WASHINGTON (AP) - Builders began work last year on the second fewest number of homes in more than half a century, as the weak economy kept people from buying houses.
Builders broke ground on a total of 587,600 homes in 2010, just barely better than the 554,000 started in 2009. Those are the two worst years on records dating back to 1959.
And the pace is getting worse. The Commerce Department reported Wednesday that builders started work at a seasonally adjusted annual rate of 529,000 new homes and apartments last month.
In a healthy economy, homebuilders start about one million units a year. They built twice as many in 2005, at the height of the housing boom. Since then the market has been in decline.

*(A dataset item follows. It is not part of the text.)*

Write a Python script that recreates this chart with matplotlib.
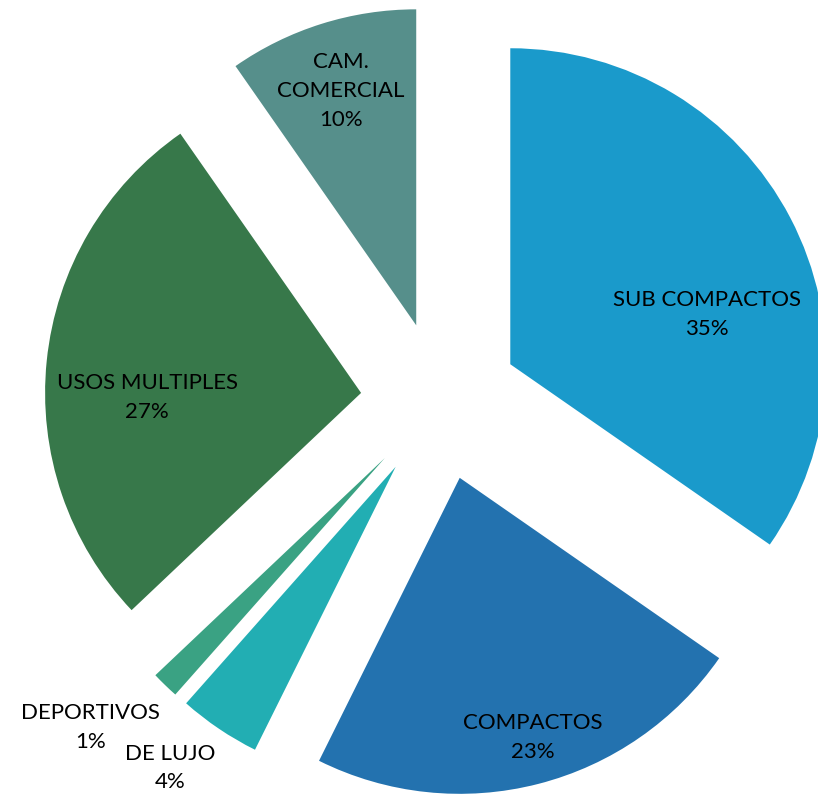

Unemployment remains high. Record numbers of foreclosures have forced home prices down and tight credit has made mortgages tough to come by. Some potential buyers who could qualify for loans are hesitant to enter the market, worried that prices will fall further.

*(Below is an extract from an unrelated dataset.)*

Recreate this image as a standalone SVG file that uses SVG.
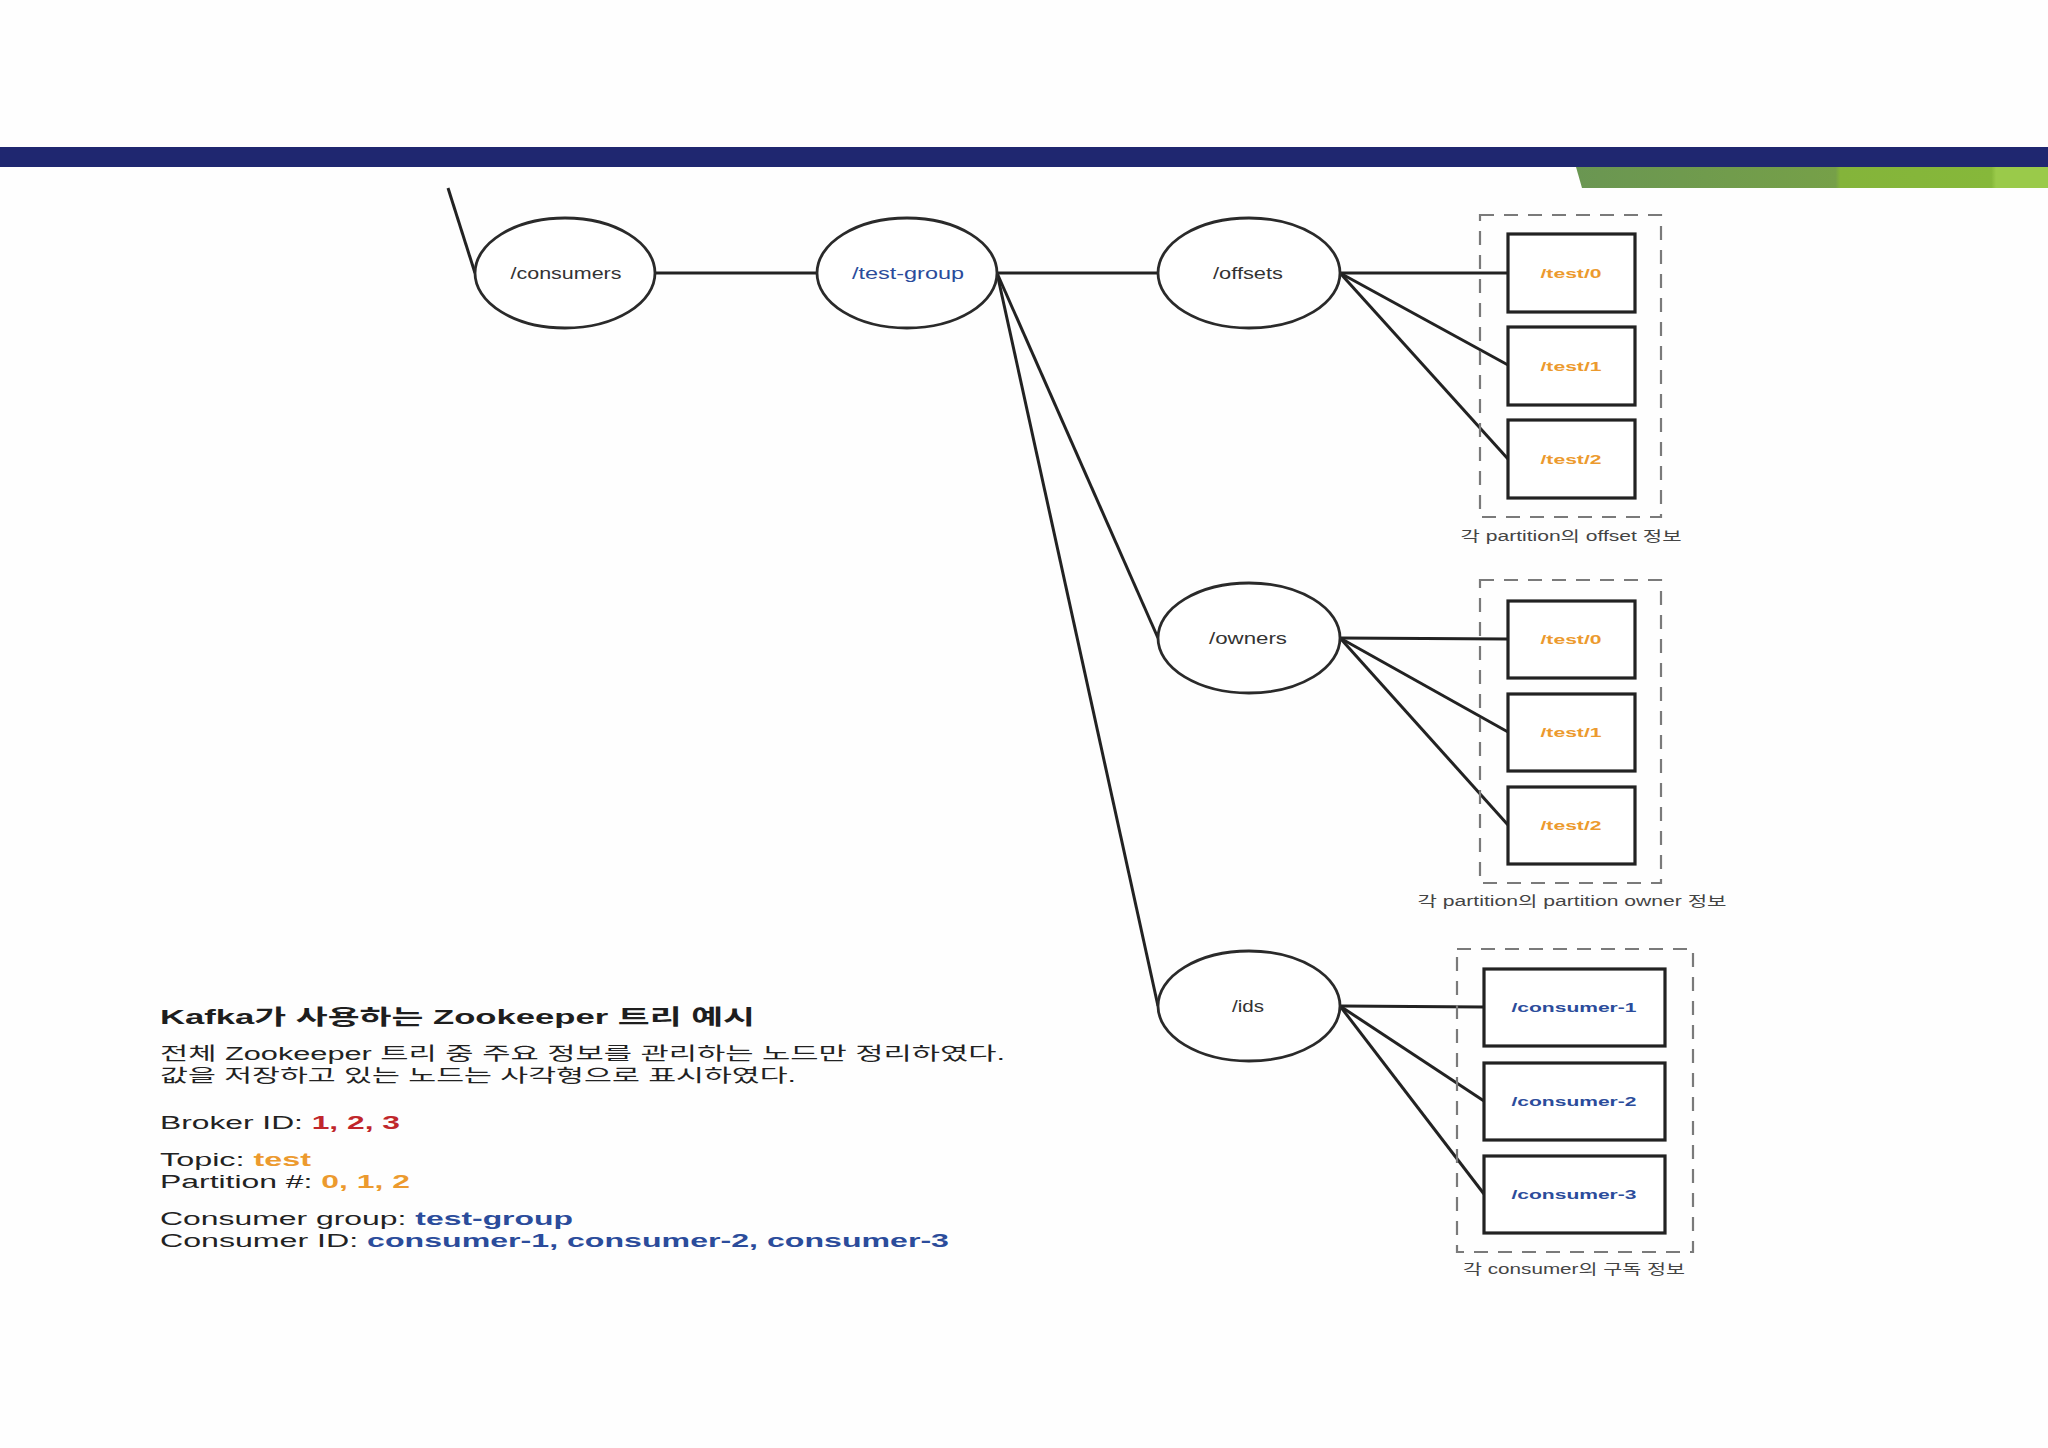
<svg xmlns="http://www.w3.org/2000/svg" width="2048" height="1448" viewBox="0 0 2048 1448">
<defs>
<linearGradient id="green" x1="0" y1="0" x2="1" y2="0">
<stop offset="0" stop-color="#6a9652"/>
<stop offset="0.55" stop-color="#76a048"/>
<stop offset="0.56" stop-color="#84b43a"/>
<stop offset="0.88" stop-color="#86b83a"/>
<stop offset="0.89" stop-color="#9aca4a"/>
<stop offset="1" stop-color="#9aca4a"/>
</linearGradient>
</defs>
<style>
.ell{fill:#ffffff;stroke:#2a2a2a;stroke-width:2.8}
.box{fill:#ffffff;stroke:#222222;stroke-width:3.2}
.grp{fill:none;stroke:#7a7a7a;stroke-width:2.2;stroke-dasharray:14 10}
.edge{stroke:#222222;stroke-width:3;fill:none}
.lbl{font-family:"Liberation Sans","Noto Sans CJK KR",sans-serif;font-size:16px;fill:#333333;text-anchor:middle}
.blue{fill:#2b4c9b}
.orange{fill:#ec9a2e}
.red{fill:#c0262b}
.vlbl{font-family:"Liberation Sans","Noto Sans CJK KR",sans-serif;font-size:13px;font-weight:bold;text-anchor:middle}
.cap{font-family:"Liberation Sans","Noto Sans CJK KR",sans-serif;font-size:14px;fill:#444444;text-anchor:middle}
.title{font-family:"Liberation Sans","Noto Sans CJK KR",sans-serif;font-size:21px;font-weight:bold;fill:#1e1e1e}
.body{font-family:"Liberation Sans","Noto Sans CJK KR",sans-serif;font-size:18px;fill:#222222}
.b{font-weight:bold}
</style>
<rect x="0" y="0" width="2048" height="1448" fill="#fefefe"/>
<g id="header">
<rect x="0" y="147" width="2048" height="20" fill="#1f2770"/>
<polygon points="1576,167 2048,167 2048,188 1582,188" fill="url(#green)"/>
</g>
<g id="connectors">
<line class="edge" x1="448" y1="188" x2="475" y2="273"/>
<line class="edge" x1="655" y1="273" x2="817" y2="273"/>
<line class="edge" x1="997" y1="273" x2="1158" y2="273"/>
<line class="edge" x1="997" y1="273" x2="1158" y2="638"/>
<line class="edge" x1="997" y1="273" x2="1158" y2="1006"/>
<line class="edge" x1="1340" y1="273" x2="1508" y2="273"/>
<line class="edge" x1="1340" y1="273" x2="1508" y2="365"/>
<line class="edge" x1="1340" y1="273" x2="1508" y2="459"/>
<line class="edge" x1="1340" y1="638" x2="1508" y2="639"/>
<line class="edge" x1="1340" y1="638" x2="1508" y2="732"/>
<line class="edge" x1="1340" y1="638" x2="1508" y2="825"/>
<line class="edge" x1="1340" y1="1006" x2="1484" y2="1007"/>
<line class="edge" x1="1340" y1="1006" x2="1484" y2="1101"/>
<line class="edge" x1="1340" y1="1006" x2="1484" y2="1194"/>
</g>
<g id="n-consumers"><ellipse class="ell" cx="565" cy="273" rx="90" ry="55"/><text class="lbl" x="566" y="279" textLength="111" lengthAdjust="spacingAndGlyphs">/consumers</text></g>
<g id="n-test-group"><ellipse class="ell" cx="907" cy="273" rx="90" ry="55"/><text class="lbl blue" x="908" y="279" textLength="112" lengthAdjust="spacingAndGlyphs">/test-group</text></g>
<g id="n-offsets"><ellipse class="ell" cx="1249" cy="273" rx="91" ry="55"/><text class="lbl" x="1248" y="279" textLength="70" lengthAdjust="spacingAndGlyphs">/offsets</text></g>
<g id="n-owners"><ellipse class="ell" cx="1249" cy="638" rx="91" ry="55"/><text class="lbl" x="1248" y="644" textLength="78" lengthAdjust="spacingAndGlyphs">/owners</text></g>
<g id="n-ids"><ellipse class="ell" cx="1249" cy="1006" rx="91" ry="55"/><text class="lbl" x="1248" y="1012" textLength="32" lengthAdjust="spacingAndGlyphs">/ids</text></g>
<g id="g-offsets">
<rect class="grp" x="1480" y="215" width="181" height="302"/>
<text class="cap" x="1571" y="541" textLength="221" lengthAdjust="spacingAndGlyphs">각 partition의 offset 정보</text>
</g>
<g id="o-test-0"><rect class="box" x="1508" y="234" width="127" height="78"/><text class="vlbl orange" x="1571" y="278" textLength="61" lengthAdjust="spacingAndGlyphs">/test/0</text></g>
<g id="o-test-1"><rect class="box" x="1508" y="327" width="127" height="78"/><text class="vlbl orange" x="1571" y="371" textLength="61" lengthAdjust="spacingAndGlyphs">/test/1</text></g>
<g id="o-test-2"><rect class="box" x="1508" y="420" width="127" height="78"/><text class="vlbl orange" x="1571" y="464" textLength="61" lengthAdjust="spacingAndGlyphs">/test/2</text></g>
<g id="g-owners">
<rect class="grp" x="1480" y="580" width="181" height="303"/>
<text class="cap" x="1572" y="906" textLength="309" lengthAdjust="spacingAndGlyphs">각 partition의 partition owner 정보</text>
</g>
<g id="w-test-0"><rect class="box" x="1508" y="601" width="127" height="77"/><text class="vlbl orange" x="1571" y="644" textLength="61" lengthAdjust="spacingAndGlyphs">/test/0</text></g>
<g id="w-test-1"><rect class="box" x="1508" y="694" width="127" height="77"/><text class="vlbl orange" x="1571" y="737" textLength="61" lengthAdjust="spacingAndGlyphs">/test/1</text></g>
<g id="w-test-2"><rect class="box" x="1508" y="787" width="127" height="77"/><text class="vlbl orange" x="1571" y="830" textLength="61" lengthAdjust="spacingAndGlyphs">/test/2</text></g>
<g id="g-ids">
<rect class="grp" x="1457" y="949" width="236" height="303"/>
<text class="cap" x="1574" y="1274" textLength="222" lengthAdjust="spacingAndGlyphs">각 consumer의 구독 정보</text>
</g>
<g id="i-consumer-1"><rect class="box" x="1484" y="969" width="181" height="77"/><text class="vlbl blue" x="1574" y="1012" textLength="125" lengthAdjust="spacingAndGlyphs">/consumer-1</text></g>
<g id="i-consumer-2"><rect class="box" x="1484" y="1063" width="181" height="77"/><text class="vlbl blue" x="1574" y="1106" textLength="125" lengthAdjust="spacingAndGlyphs">/consumer-2</text></g>
<g id="i-consumer-3"><rect class="box" x="1484" y="1156" width="181" height="77"/><text class="vlbl blue" x="1574" y="1199" textLength="125" lengthAdjust="spacingAndGlyphs">/consumer-3</text></g>
<g id="legend">
<text class="title" x="160" y="1024" textLength="595" lengthAdjust="spacingAndGlyphs">Kafka가 사용하는 Zookeeper 트리 예시</text>
<text class="body" x="160" y="1060" textLength="845" lengthAdjust="spacingAndGlyphs">전체 Zookeeper 트리 중 주요 정보를 관리하는 노드만 정리하였다.</text>
<text class="body" x="160" y="1082" textLength="636" lengthAdjust="spacingAndGlyphs">값을 저장하고 있는 노드는 사각형으로 표시하였다.</text>
<text class="body" x="160" y="1129" textLength="240" lengthAdjust="spacingAndGlyphs">Broker ID: <tspan class="b red">1, 2, 3</tspan></text>
<text class="body" x="160" y="1166" textLength="151" lengthAdjust="spacingAndGlyphs">Topic: <tspan class="b orange">test</tspan></text>
<text class="body" x="160" y="1188" textLength="250" lengthAdjust="spacingAndGlyphs">Partition #: <tspan class="b orange">0, 1, 2</tspan></text>
<text class="body" x="160" y="1225" textLength="413" lengthAdjust="spacingAndGlyphs">Consumer group: <tspan class="b blue">test-group</tspan></text>
<text class="body" x="160" y="1247" textLength="789" lengthAdjust="spacingAndGlyphs">Consumer ID: <tspan class="b blue">consumer-1, consumer-2, consumer-3</tspan></text>
</g>
</svg>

People are buying fewer single-family homes, which represent nearly 80 percent of the market. Demand fell 9 percent to an annual rate of 417,000 units.
The stagnation in housing is weighing on the overall economic recovery. Each new home built creates, on average, the equivalent of three jobs for a year and generates about $90,000 in taxes, according to the National Association of Home Builders.
One positive sign is that builders appear to be planning more projects in 2011. Building permits, considered a good barometer for future activity, rose 16.7 percent in December to a seasonally adjusted annual rate of 635,000, the best pace since March.